After defining the weights of the customer needs, their relationships with the engineering metrics, and the interrelationships between the engineering metrics, we proceed to calculate the targets to rank the criteria. The direction of improvement illustrates whether we would like the metric to be high or low. For example, it would be better if the costs and water consumption were lower. Similarly, a higher level of efficiency and cleaning is desired. First, we find the raw scores; then, we normalize them by dividing each raw score by the maximum raw score (in this case, 83). After that, we calculate the relative weights and then rank the engineering requirements (i.e., criteria) from highest weight to lowest.
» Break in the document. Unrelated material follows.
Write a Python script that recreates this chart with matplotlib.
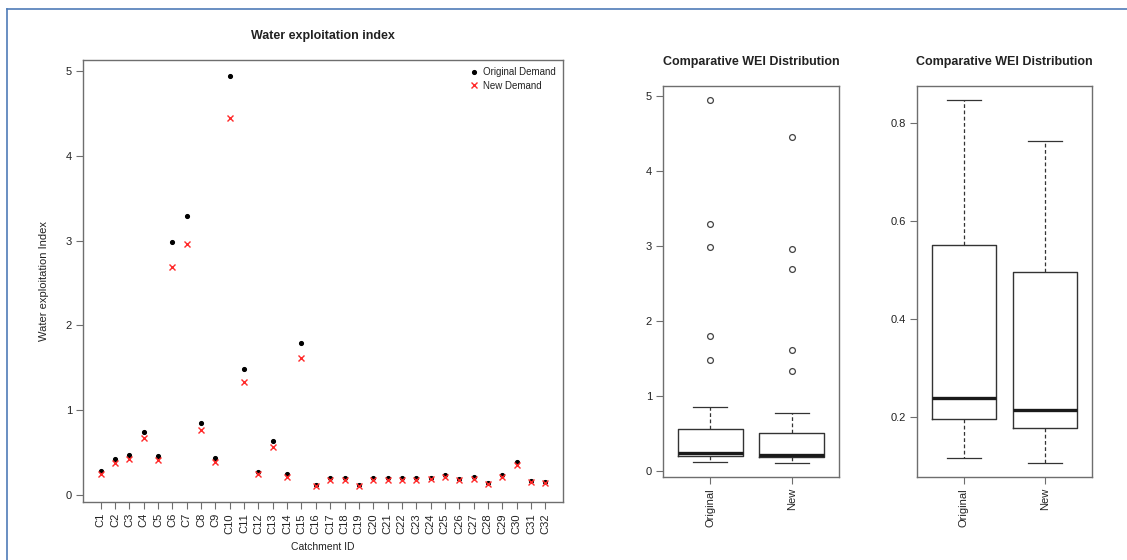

As can be seen, the cleaning level ranked first, while the safety level was ranked last.
To illustrate the impact of the interrelationships between the engineering requirements, we calculate the Technical Requirements Upper Specification Limit (USL) as the sum of the values related to each metric. Multiplying that value by the relative weight gives the Technical Requirement Targets, based on which we rank the criteria again. As can be seen, the ranking is consistent.
After that, the criteria are mapped against the alternatives in another HOQ, as can be seen in Fig. 4, using the relative weights from the previous figure. Similar to before, we define the relationships between the alternatives and the criteria and assign values between 1 and 3 to quantify those relationships. In this case, the relationship indicates the performance of each alternative versus each criterion, where 1 represents a poor performance and three an excellent one. Similarly, we compute the raw and normalized scores and the relative weights and conclude the ranking of the alternatives. Using QFD, natural cleaning is the best alternative, followed by manual and surface coating, whereas mechanical cleaning is the least optimal.
FTOPSIS
Unlike AHP, FTOPSIS relies on triplets of fuzzy real numbers to translate human judgment rather than crisp numbers^{46}. More importantly, this method is easier to translate as it allows the use of linguistic terms from decisionmakers instead of weights or degrees of importance like other MCDM methods. Just as was presented in Table 4 in the methodology, the raw information gathered from the survey in linguistic terms is transformed into fuzzy numbers.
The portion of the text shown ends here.